**EXERCISE REQUIREMENTS:** Give back exactly the lines from the beginning of the listing below to the line holding "OFF2 = 0.02", both ends included; the pictures stay out.

[BEGIN DATASET RECORDS]

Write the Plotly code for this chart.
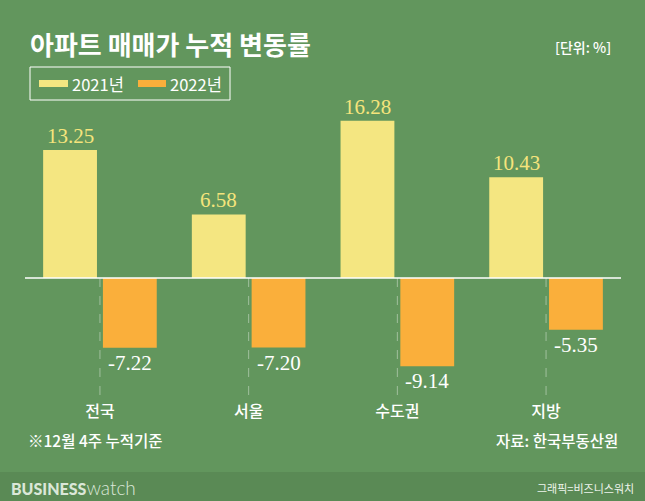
import plotly.graph_objects as go

categories = ["전국", "서울", "수도권", "지방"]
values_2021 = [13.25, 6.58, 16.28, 10.43]
values_2022 = [-7.22, -7.20, -9.14, -5.35]
series_names = ["2021년", "2022년"]

BG = "#62965d"
FOOT = "#5a8a55"
YELLOW = "#f4e681"
ORANGE = "#faaf3b"
KFONT = "Noto Sans CJK KR"
SERIF = "Liberation Serif"

W, H = 645, 501
x = list(range(len(categories)))
BW = 0.362
OFF1 = -0.382
OFF2 = 0.02

fig = go.Figure()
fig.add_trace(go.Bar(x=x, y=values_2021, name=series_names[0], width=BW, offset=OFF1,
                     marker=dict(color=YELLOW, line=dict(width=0)), showlegend=False))
fig.add_trace(go.Bar(x=x, y=values_2022, name=series_names[1], width=BW, offset=OFF2,
                     marker=dict(color=ORANGE, line=dict(width=0)), showlegend=False))

ymin, ymax = -12.63, 18.43
annotations = []
shapes = []

for i, v in enumerate(values_2021):
    annotations.append(dict(x=i + OFF1 + BW / 2, y=v, xref="x", yref="y", text=f"{v:.2f}",
                            showarrow=False, yanchor="bottom", yshift=0,
                            font=dict(family=SERIF, size=21, color="#f5e47c")))
for i, v in enumerate(values_2022):
    annotations.append(dict(x=i + OFF2 + BW / 2, y=v, xref="x", yref="y", text=f"{v:.2f}",
                            showarrow=False, yanchor="top", yshift=-1,
                            font=dict(family=SERIF, size=21, color="white")))
    shapes.append(dict(type="line", xref="x", yref="y", x0=i, x1=i, y0=0, y1=ymin,
                       line=dict(color="rgba(255,255,255,0.4)", width=1, dash="dash"), layer="below"))

# zero line
shapes.append(dict(type="line", xref="paper", yref="y", x0=25 / W, x1=621 / W, y0=0, y1=0,
                   line=dict(color="white", width=1.5)))

# footer band
shapes.append(dict(type="rect", xref="paper", yref="paper", x0=0, x1=1, y0=0, y1=(H - 472) / H,
                   fillcolor=FOOT, line=dict(width=0), layer="below"))

def py(p):
    return (H - p) / H

def px(p):
    return p / W

# legend box
shapes.append(dict(type="rect", xref="paper", yref="paper", x0=px(30), x1=px(230), y0=py(100), y1=py(67),
                   line=dict(color="white", width=1), fillcolor="rgba(0,0,0,0)"))
shapes.append(dict(type="rect", xref="paper", yref="paper", x0=px(39), x1=px(68), y0=py(87), y1=py(80),
                   line=dict(width=0), fillcolor=YELLOW))
shapes.append(dict(type="rect", xref="paper", yref="paper", x0=px(138), x1=px(166), y0=py(87), y1=py(80),
                   line=dict(width=0), fillcolor=ORANGE))
annotations.append(dict(x=px(70), y=py(84), xref="paper", yref="paper", text=series_names[0],
                        showarrow=False, xanchor="left", yanchor="middle",
                        font=dict(family=KFONT, size=16.5, color="white")))
annotations.append(dict(x=px(168), y=py(84), xref="paper", yref="paper", text=series_names[1],
                        showarrow=False, xanchor="left", yanchor="middle",
                        font=dict(family=KFONT, size=16.5, color="white")))

# title and unit
annotations.append(dict(x=px(28), y=py(44), xref="paper", yref="paper", text="<b>아파트 매매가 누적 변동률</b>",
                        showarrow=False, xanchor="left", yanchor="middle",
                        font=dict(family=KFONT, size=26, color="white")))
annotations.append(dict(x=px(613), y=py(47), xref="paper", yref="paper", text="[단위: %]",
                        showarrow=False, xanchor="right", yanchor="middle",
                        font=dict(family=KFONT, size=14, color="white", weight=500)))

# notes
annotations.append(dict(x=px(26), y=py(440), xref="paper", yref="paper", text="※12월 4주 누적기준",
                        showarrow=False, xanchor="left", yanchor="middle",
                        font=dict(family=KFONT, size=15.5, color="white", weight=500)))
annotations.append(dict(x=px(620), y=py(440), xref="paper", yref="paper", text="자료: 한국부동산원",
                        showarrow=False, xanchor="right", yanchor="middle",
                        font=dict(family=KFONT, size=15.5, color="white", weight=500)))

# footer texts
annotations.append(dict(x=px(9), y=py(487), xref="paper", yref="paper",
                        text="<span style='font-weight:900;font-size:16px'>BUSINESS</span><span style='font-weight:300;font-size:19px'>watch</span>",
                        showarrow=False, xanchor="left", yanchor="middle",
                        font=dict(family="Lato", size=16, color="#dbe7d8")))
annotations.append(dict(x=px(636), y=py(488), xref="paper", yref="paper", text="그래픽=비즈니스워치",
                        showarrow=False, xanchor="right", yanchor="middle",
                        font=dict(family=KFONT, size=11, color="#eef4ec")))

fig.update_layout(
    width=W, height=H,
    margin=dict(l=0, r=0, t=0, b=0),
    paper_bgcolor=BG, plot_bgcolor=BG,
    barmode="overlay",
    xaxis=dict(domain=[25 / W, 621 / W], range=[-0.504, 3.504], tickvals=x, ticktext=categories,
               showgrid=False, zeroline=False, showline=False, ticks="",
               tickfont=dict(family=KFONT, size=16, color="white", weight=500)),
    yaxis=dict(domain=[(H - 400) / H, (H - 100) / H], range=[ymin, ymax], visible=False),
    annotations=annotations,
    shapes=shapes,
)

fig.write_html("out.html", config={"displayModeBar": False},
               post_script="document.body.style.margin='0';document.body.style.overflow='hidden';")
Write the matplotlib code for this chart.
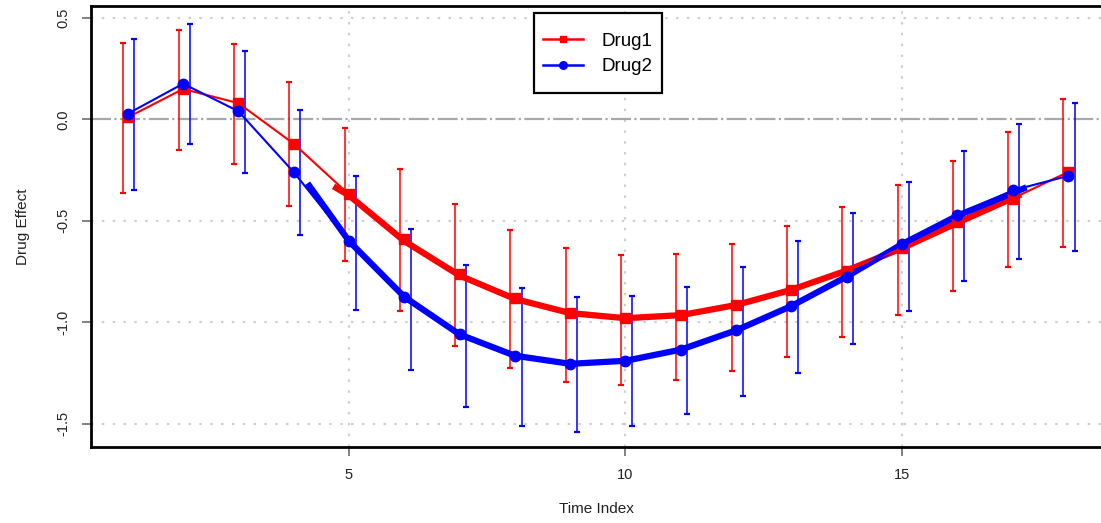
import matplotlib
matplotlib.use("Agg")
import matplotlib.pyplot as plt
from matplotlib.patches import Rectangle
from matplotlib.lines import Line2D

plt.rcParams['font.family'] = ['Liberation Sans', 'DejaVu Sans']

# data
time_idx = list(range(1, 19))
drug1 = [0.01, 0.15, 0.08, -0.12, -0.37, -0.59, -0.76, -0.88, -0.955, -0.98,
         -0.965, -0.915, -0.84, -0.745, -0.635, -0.505, -0.39, -0.26]
drug1_hi = [0.376, 0.442, 0.373, 0.184, -0.043, -0.246, -0.419, -0.547, -0.632, -0.67,
            -0.662, -0.612, -0.527, -0.432, -0.325, -0.205, -0.063, 0.102]
drug1_lo = [-0.363, -0.149, -0.218, -0.429, -0.70, -0.944, -1.118, -1.228, -1.297, -1.31,
            -1.286, -1.238, -1.171, -1.075, -0.962, -0.847, -0.728, -0.629]

drug2 = [0.028, 0.176, 0.04, -0.26, -0.60, -0.875, -1.06, -1.167, -1.207, -1.19,
         -1.135, -1.04, -0.92, -0.777, -0.612, -0.473, -0.35, -0.279]
drug2_hi = [0.394, 0.468, 0.335, 0.044, -0.279, -0.539, -0.719, -0.829, -0.878, -0.872,
            -0.826, -0.73, -0.601, -0.46, -0.309, -0.154, -0.023, 0.08]
drug2_lo = [-0.346, -0.123, -0.263, -0.571, -0.941, -1.233, -1.418, -1.51, -1.54, -1.51,
            -1.45, -1.362, -1.249, -1.105, -0.946, -0.797, -0.686, -0.649]

# thick smoothed trend lines
smooth1_x = [4.72, 5, 6, 7, 8, 9, 10, 11, 12, 13, 14, 15, 16, 17.15]
smooth1_y = [-0.33, -0.375, -0.60, -0.77, -0.885, -0.955, -0.98, -0.965, -0.915,
             -0.84, -0.745, -0.635, -0.51, -0.37]
smooth2_x = [4.25, 5, 6, 7, 8, 9, 10, 11, 12, 13, 14, 15, 16, 17.25]
smooth2_y = [-0.315, -0.60, -0.875, -1.06, -1.165, -1.205, -1.19, -1.135, -1.04,
             -0.92, -0.775, -0.615, -0.475, -0.335]

x_ticks = [5, 10, 15]
y_ticks = [-1.5, -1.0, -0.5, 0.0, 0.5]

RED = '#ff0000'
BLUE = '#0000ff'

W, H = 1101, 523
fig = plt.figure(figsize=(W / 100, H / 100), dpi=100)
ax = fig.add_axes([91 / W, (H - 447) / H, (W - 91) / W, (447 - 6) / H])

# grid
for xv in x_ticks:
    ax.axvline(xv, color='#cfcfcf', lw=1.5, dashes=(1.2, 4), zorder=0)
for yv in y_ticks:
    if yv != 0:
        ax.axhline(yv, color='#cfcfcf', lw=1.5, dashes=(1.2, 4), zorder=0)
ax.axhline(0, color='#a8a8a8', lw=1.6, dashes=(9, 1.5, 1, 1.5), zorder=0.5)

# error bars (slightly jittered)
x1e = [t - 0.08 for t in time_idx]
x2e = [t + 0.12 for t in time_idx]
ax.errorbar(x1e, drug1, yerr=[[m - l for m, l in zip(drug1, drug1_lo)],
                              [h - m for m, h in zip(drug1, drug1_hi)]],
            fmt='none', ecolor=RED, elinewidth=1.1, capsize=2.3, capthick=1.6, zorder=2)
ax.errorbar(x2e, drug2, yerr=[[m - l for m, l in zip(drug2, drug2_lo)],
                              [h - m for m, h in zip(drug2, drug2_hi)]],
            fmt='none', ecolor=BLUE, elinewidth=1.1, capsize=2.3, capthick=1.6, zorder=2)

# thick trend lines
ax.plot(smooth1_x, smooth1_y, color=RED, lw=4.5, solid_capstyle='butt', zorder=3)
ax.plot(smooth2_x, smooth2_y, color=BLUE, lw=4.5, solid_capstyle='butt', zorder=3)

# main series
ax.plot(time_idx, drug1, color=RED, lw=1.5, marker='s', ms=7.5, zorder=4)
ax.plot(time_idx, drug2, color=BLUE, lw=1.5, marker='o', ms=7.5, zorder=5)

ax.set_xlim((91 - 72.5) / 55.3, (W - 72.5) / 55.3)
ax.set_ylim(-1.615, 0.559)

ax.set_xticks(x_ticks)
ax.set_xticklabels([str(v) for v in x_ticks])
ax.set_yticks(y_ticks)
ax.set_yticklabels(['%.1f' % v for v in y_ticks], rotation=90, va='center')
ax.tick_params(axis='both', direction='out', length=6.5, width=1.3, color='#777777',
               labelsize=10.5, labelcolor='#222222')
ax.tick_params(axis='x', pad=8.5)
ax.tick_params(axis='y', pad=8.5)

for side in ['left', 'top', 'bottom']:
    ax.spines[side].set_linewidth(2)
    ax.spines[side].set_color('black')
ax.spines['right'].set_visible(False)

ax.set_xlabel('Time Index', fontsize=11, color='#222222')
ax.set_ylabel('Drug Effect', fontsize=11, color='#222222')
ax.xaxis.set_label_coords(0.5, (447 - 502) / 441)
ax.yaxis.set_label_coords((30 - 91) / 1010, 0.5)

# legend with R-style box
handles = [Line2D([], [], color=RED, lw=1.8, marker='s', ms=5),
           Line2D([], [], color=BLUE, lw=1.8, marker='o', ms=5.5)]
leg = fig.legend(handles, ['Drug1', 'Drug2'], loc='center',
                 bbox_to_anchor=(598 / W, 1 - 54 / H), frameon=False,
                 fontsize=13.5, handlelength=2.1, handletextpad=1.0,
                 labelspacing=0.45, borderpad=0)
fig.patches.append(Rectangle((534 / W, 1 - 93 / H), 128 / W, 80 / H,
                             transform=fig.transFigure, fill=True,
                             facecolor='white', edgecolor='black', lw=1.6, zorder=5))
leg.set_zorder(6)

fig.savefig('out.png', dpi=100)
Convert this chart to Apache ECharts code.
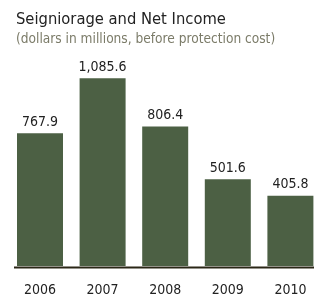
<!DOCTYPE html>
<html><head><meta charset="utf-8">
<script src="https://cdn.jsdelivr.net/npm/echarts@6/dist/echarts.min.js"></script>
<style>html,body{margin:0;padding:0;background:#fff;overflow:hidden}#c{width:330px;height:297px}</style>
</head><body><div id="c"></div>
<script>
var years = ['2006', '2007', '2008', '2009', '2010'];
var values = [767.9, 1085.6, 806.4, 501.6, 405.8];
var titleText = 'Seigniorage and Net Income';
var subtitleText = '(dollars in millions, before protection cost)';

var FONT = '"DejaVu Sans Condensed", "DejaVu Sans", sans-serif';
var chart = echarts.init(document.getElementById('c'), null, {renderer: 'canvas'});
function fmt(v) {
  return v.toLocaleString('en-US', {minimumFractionDigits: 1, maximumFractionDigits: 1});
}
chart.setOption({
  animation: false,
  title: {
    text: titleText,
    subtext: subtitleText,
    left: 16,
    top: 12,
    itemGap: 4,
    padding: 0,
    textStyle: {fontFamily: FONT, fontSize: 16.4, fontWeight: 'normal', color: '#222222'},
    subtextStyle: {fontFamily: FONT, fontSize: 13.6, color: '#7b7b68'}
  },
  grid: {left: 8.7, width: 313, top: 58.5, bottom: 30, containLabel: false},
  xAxis: {
    type: 'category',
    data: years,
    axisLine: {show: false},
    axisTick: {show: false},
    axisLabel: {fontFamily: FONT, fontSize: 14, color: '#222222', margin: 17}
  },
  yAxis: {
    type: 'value', min: 0, max: 1200,
    show: false,
    splitLine: {show: false}
  },
  series: [{
    type: 'bar',
    data: values,
    barWidth: 46,
    itemStyle: {color: '#4c6044'},
    label: {
      show: true, position: 'top', distance: 4,
      fontFamily: FONT, fontSize: 14, color: '#222222',
      formatter: function (p) { return fmt(p.value); }
    }
  }],
  graphic: [{
    type: 'line', z: 100,
    shape: {x1: 14, y1: 267.5, x2: 330, y2: 267.5},
    style: {stroke: '#2a2616', lineWidth: 2}
  }]
});
</script></body></html>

[END DATASET RECORDS]

**THE RESULT:**
Write the Plotly code for this chart.
import plotly.graph_objects as go

categories = ["전국", "서울", "수도권", "지방"]
values_2021 = [13.25, 6.58, 16.28, 10.43]
values_2022 = [-7.22, -7.20, -9.14, -5.35]
series_names = ["2021년", "2022년"]

BG = "#62965d"
FOOT = "#5a8a55"
YELLOW = "#f4e681"
ORANGE = "#faaf3b"
KFONT = "Noto Sans CJK KR"
SERIF = "Liberation Serif"

W, H = 645, 501
x = list(range(len(categories)))
BW = 0.362
OFF1 = -0.382
OFF2 = 0.02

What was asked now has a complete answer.